In spite of all this, there has been some skepticism -- mostly from non-scientists -- about the imminence and possible impact of an H5N1 pandemic. Laura Kelley, an associate of the National Intelligence Council (writing in her private capacity), wrote recently, “Remarkable though it may seem, all of this spending and activity is based on the deaths of fewer than seventy-five people, caused by a viral strain that has little or no person-to-person transmissibility.” That is rather like saying that because it hasn’t caused any damage yet, we don’t need to worry about a Category 5 hurricane on a track to hit New Orleans. Columnist Tom Bethell calls the threat “grossly exaggerated,” and ascribes the attention paid to avian flu to “a shared interest” between public health agencies and the press: “One wants a bigger slice of the budget and the other wants greater circulation.”

We do need good surveillance of H5N1 in Europe, Asia and Africa, in order to obtain the earliest possible warning that a strain of H5N1 flu transmissible from human to human has been detected, so that nations around the world can rapidly initiate a variety of public health measures -- not the least of which would be to begin an emergency program to produce large amounts of vaccine against that strain.

The U.N.’s World Health Organization is probably best equipped to perform worldwide surveillance, but its role must be limited. Dr. David Nabarro, the U.N. coordinator on avian and human influenza, who has wide experience as a public health bureaucrat but none in the highly specialized field of influenza, is busily raising money from countries around the world to finance efforts to combat the disease.

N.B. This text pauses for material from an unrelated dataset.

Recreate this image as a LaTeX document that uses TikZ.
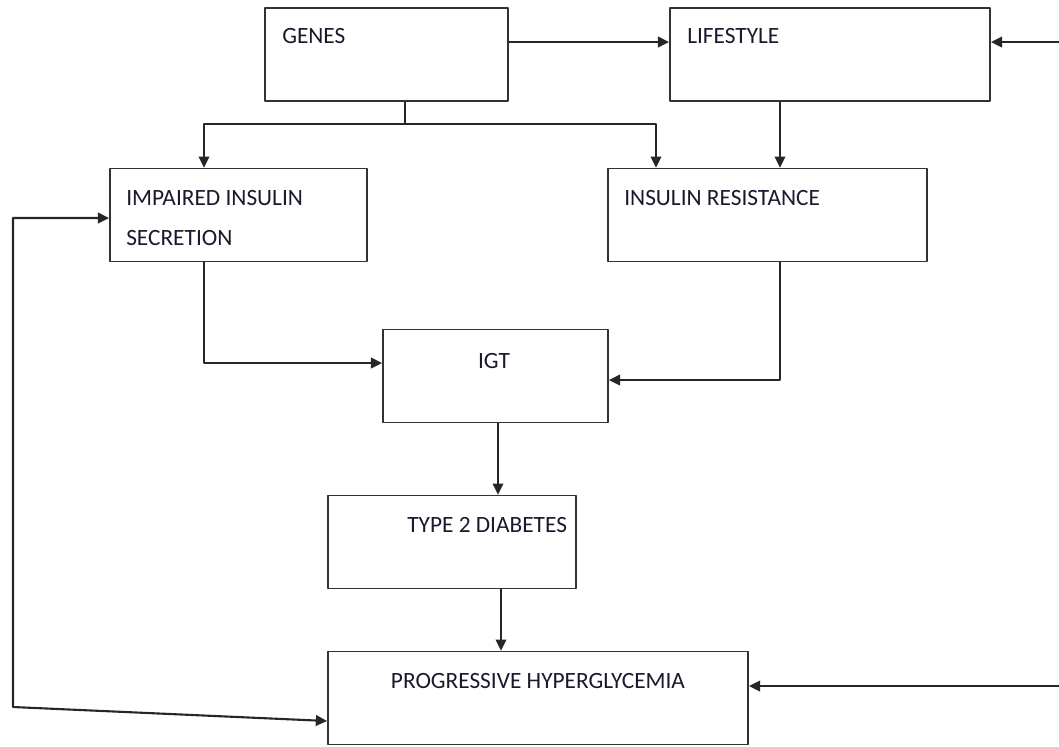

However, we cannot ignore the dismal record of the scientifically challenged, politically correct, unaccountable U.N., and the reality that any component of it is inherently incapable of keeping politics out of scientific and medical decisions.

A flu pandemic will require triage and hard-headed decisions on many levels -- including not only judgments about which patients are likely to benefit from scarce commodities such as drugs, vaccines and ventilators -- but also broader public policy choices about where and how to expend resources. To prepare for a possible catastrophe, we need to be aggressive, innovative and, above all, resilient. In society, as in biology, survival requires nothing less.